■ PROBLEM TO SOLVE: Do not repeat pictures. Repeat exactly the lines of the listing below from its first line through the line with "globals Chart:false */".

■ SUPPLIED DATA:
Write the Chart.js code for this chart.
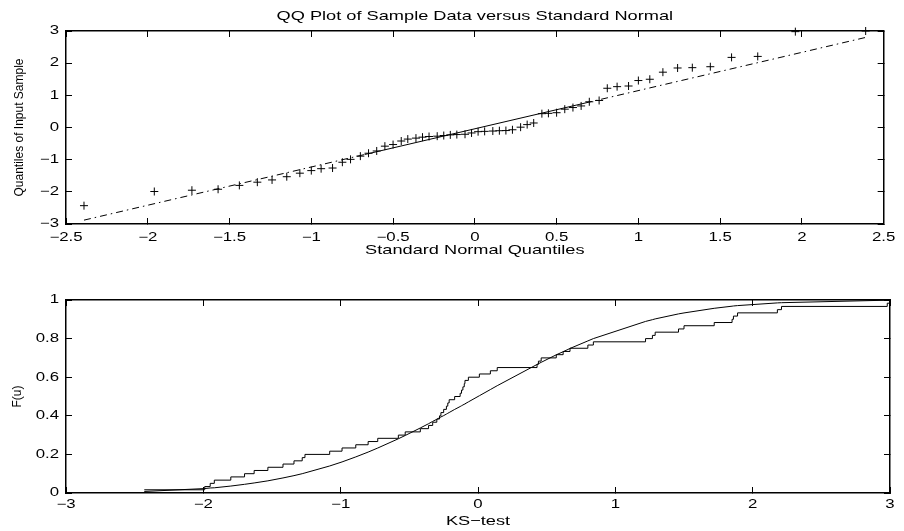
<!DOCTYPE html>
<html>
<head>
<meta charset="utf-8">
<title>QQ Plot of Sample Data versus Standard Normal</title>
<script src="https://cdn.jsdelivr.net/npm/chart.js@4.4.1/dist/chart.umd.min.js"></script>
<style>
  body { margin: 0; background: #fff; }
  #wrap { position: relative; width: 904px; height: 531px; }
  canvas { position: absolute; left: 0; }
  #qqChart { top: 0; }
  #ksChart { top: 265px; }
</style>
</head>
<body>
<div id="wrap">
  <canvas id="qqChart" width="904" height="265"></canvas>
  <canvas id="ksChart" width="904" height="266"></canvas>
</div>
<script>
/* globals Chart:false */

// x of the QQ plot: standard normal quantiles of the 60 points
const normalQuantiles = [
  -2.39, -1.96, -1.73, -1.57, -1.44, -1.33, -1.24, -1.15, -1.07, -1.00,
  -0.94, -0.87, -0.81, -0.76, -0.70, -0.65, -0.60, -0.55, -0.50, -0.45,
  -0.41, -0.36, -0.32, -0.28, -0.23, -0.19, -0.15, -0.11, -0.06, -0.02,
  0.02, 0.06, 0.11, 0.15, 0.19, 0.23, 0.28, 0.32, 0.36, 0.41,
  0.45, 0.50, 0.55, 0.60, 0.65, 0.70, 0.76, 0.81, 0.87, 0.94,
  1.00, 1.07, 1.15, 1.24, 1.33, 1.44, 1.57, 1.73, 1.96, 2.39
];

// sorted sample (y of the QQ plot, jump points of the empirical CDF)
const sampleValues = [
  -2.43, -1.99, -1.95, -1.92, -1.80, -1.70, -1.63, -1.53, -1.42, -1.34,
  -1.28, -1.26, -1.08, -0.99, -0.89, -0.80, -0.73, -0.58, -0.53, -0.42,
  -0.36, -0.33, -0.30, -0.28, -0.27, -0.25, -0.23, -0.22, -0.21, -0.17,
  -0.13, -0.12, -0.11, -0.10, -0.095, -0.07, 0.01, 0.09, 0.14, 0.43,
  0.44, 0.46, 0.57, 0.62, 0.67, 0.80, 0.84, 1.22, 1.27, 1.29,
  1.46, 1.50, 1.72, 1.85, 1.86, 1.89, 2.18, 2.21, 2.98, 3.00
];

// smooth F(u) curve, read at each sample value
const normalCdf = [
  0.008, 0.023, 0.026, 0.027, 0.036, 0.045, 0.052, 0.063, 0.078, 0.090,
  0.100, 0.104, 0.140, 0.161, 0.187, 0.212, 0.233, 0.281, 0.298, 0.337,
  0.359, 0.371, 0.382, 0.390, 0.394, 0.401, 0.409, 0.413, 0.417, 0.433,
  0.448, 0.452, 0.456, 0.460, 0.462, 0.472, 0.504, 0.536, 0.556, 0.666,
  0.670, 0.677, 0.716, 0.732, 0.749, 0.788, 0.800, 0.889, 0.898, 0.902,
  0.928, 0.933, 0.957, 0.968, 0.969, 0.971, 0.985, 0.986, 0.999, 0.999
];

// reference line: ends, first quartile, third quartile
const refLineX = [-2.39, -0.674, 0.674, 2.39];
const refLineY = [-2.88, -0.84, 0.76, 2.80];

const qqXTicks = [-2.5, -2, -1.5, -1, -0.5, 0, 0.5, 1, 1.5, 2, 2.5];
const qqYTicks = [-3, -2, -1, 0, 1, 2, 3];
const ksXTicks = [-3, -2, -1, 0, 1, 2, 3];
const ksYTicks = [0, 0.2, 0.4, 0.6, 0.8, 1];

(() => {
  'use strict'

  Chart.defaults.font.family = "'Liberation Sans', Arial, sans-serif";
  Chart.defaults.color = '#000';
  Chart.defaults.animation = false;

  // the reference text is drawn wide, so stretch horizontal text a bit
  var wideText = {
    id: 'wideText',
    beforeInit: function (chart) {
      var ctx = chart.ctx;
      var fill = ctx.fillText.bind(ctx);
      ctx.fillText = function (text, x, y, maxWidth) {
        var m = ctx.getTransform();
        if (m.b !== 0 || m.c !== 0) return fill(text, x, y, maxWidth);
        ctx.save();
        ctx.translate(x, y);
        ctx.scale(1.4, 1);
        fill(text, 0, 0);
        ctx.restore();
      };
    }
  };

  // one side of the boxed axes, tick marks point inwards
  function makeAxis(position, min, max, tickValues, size, labelPadding, title) {
    return {
      type: 'linear',
      position: position,
      min: min,
      max: max,
      afterBuildTicks: function (scale) {
        scale.ticks = tickValues.map(function (v) { return { value: v }; });
      },
      afterFit: function (scale) {
        if (scale.isHorizontal()) scale.height = size;
        else scale.width = size;
      },
      border: { color: '#000', width: 1.5 },
      grid: { drawOnChartArea: false, color: '#000', lineWidth: 1, tickLength: -6 },
      ticks: {
        display: labelPadding !== null,
        padding: labelPadding || 0,
        autoSkip: false,
        maxRotation: 0,
        font: { size: 12 },
        callback: function (v) { return String(v).replace('-', '\u2212'); }
      },
      title: title || { display: false }
    };
  }

  function pairs(xs, ys) {
    return xs.map(function (x, i) { return { x: x, y: ys[i] }; });
  }

  var qqPoints = pairs(normalQuantiles, sampleValues);
  var lineLeft = pairs(refLineX.slice(0, 2), refLineY.slice(0, 2));
  var lineMid = pairs(refLineX.slice(1, 3), refLineY.slice(1, 3));
  var lineRight = pairs(refLineX.slice(2, 4), refLineY.slice(2, 4));

  var dashDot = [7, 4, 1.5, 4];

  new Chart(document.getElementById('qqChart').getContext('2d'), {
    type: 'scatter',
    data: {
      datasets: [
        { data: qqPoints, pointStyle: 'cross', pointRadius: 4, pointBorderWidth: 1,
          borderColor: '#000', showLine: false, clip: false },
        { data: lineLeft, showLine: true, borderColor: '#000', borderWidth: 1,
          borderDash: dashDot, pointRadius: 0 },
        { data: lineMid, showLine: true, borderColor: '#000', borderWidth: 1, pointRadius: 0 },
        { data: lineRight, showLine: true, borderColor: '#000', borderWidth: 1,
          borderDash: dashDot, pointRadius: 0 }
      ]
    },
    options: {
      responsive: false,
      layout: { padding: { left: 0, right: 14, top: 0, bottom: 0 } },
      plugins: {
        legend: { display: false },
        tooltip: { enabled: false },
        title: {
          display: true,
          fullSize: false,
          text: 'QQ Plot of Sample Data versus Standard Normal',
          font: { size: 13, weight: 'normal' },
          padding: { top: 9, bottom: 6.4 }
        }
      },
      scales: {
        x: makeAxis('bottom', -2.5, 2.5, qqXTicks, 41, 12, {
          display: true, text: 'Standard Normal Quantiles',
          font: { size: 13 }, padding: { top: 0, bottom: 7 }
        }),
        y: makeAxis('left', -3, 3, qqYTicks, 66, 13, {
          display: true, text: 'Quantiles of Input Sample',
          font: { size: 12 }, padding: { top: 12, bottom: 0 }
        }),
        x2: makeAxis('top', -2.5, 2.5, qqXTicks, 0, null),
        y2: makeAxis('right', -3, 3, qqYTicks, 0, null)
      }
    },
    plugins: [wideText]
  });

  // empirical CDF: level k/n from the k-th sorted value
  var ecdf = sampleValues.map(function (v, i) {
    return { x: v, y: (i + 1) / sampleValues.length };
  });
  var cdfCurve = pairs(sampleValues, normalCdf);

  new Chart(document.getElementById('ksChart').getContext('2d'), {
    type: 'scatter',
    data: {
      datasets: [
        { data: ecdf, showLine: true, stepped: true, borderColor: '#000',
          borderWidth: 1, pointRadius: 0, clip: false },
        { data: cdfCurve, showLine: true, borderColor: '#000',
          borderWidth: 1, pointRadius: 0, clip: false }
      ]
    },
    options: {
      responsive: false,
      layout: { padding: { left: 0, right: 14, top: 35, bottom: 0 } },
      plugins: {
        legend: { display: false },
        tooltip: { enabled: false }
      },
      scales: {
        x: makeAxis('bottom', -3, 3, ksXTicks, 38, 10, {
          display: true, text: 'KS\u2212test',
          font: { size: 13 }, padding: { top: 0, bottom: 2 }
        }),
        y: makeAxis('left', 0, 1, ksYTicks, 66, 13, {
          display: true, text: 'F(u)',
          font: { size: 12 }, padding: { top: 10, bottom: 0 }
        }),
        x2: makeAxis('top', -3, 3, ksXTicks, 0, null),
        y2: makeAxis('right', 0, 1, ksYTicks, 0, null)
      }
    },
    plugins: [wideText]
  });
})()
</script>
</body>
</html>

■ COMPLETE OUTPUT:
Write the Chart.js code for this chart.
<!DOCTYPE html>
<html>
<head>
<meta charset="utf-8">
<title>QQ Plot of Sample Data versus Standard Normal</title>
<script src="https://cdn.jsdelivr.net/npm/chart.js@4.4.1/dist/chart.umd.min.js"></script>
<style>
  body { margin: 0; background: #fff; }
  #wrap { position: relative; width: 904px; height: 531px; }
  canvas { position: absolute; left: 0; }
  #qqChart { top: 0; }
  #ksChart { top: 265px; }
</style>
</head>
<body>
<div id="wrap">
  <canvas id="qqChart" width="904" height="265"></canvas>
  <canvas id="ksChart" width="904" height="266"></canvas>
</div>
<script>
/* globals Chart:false */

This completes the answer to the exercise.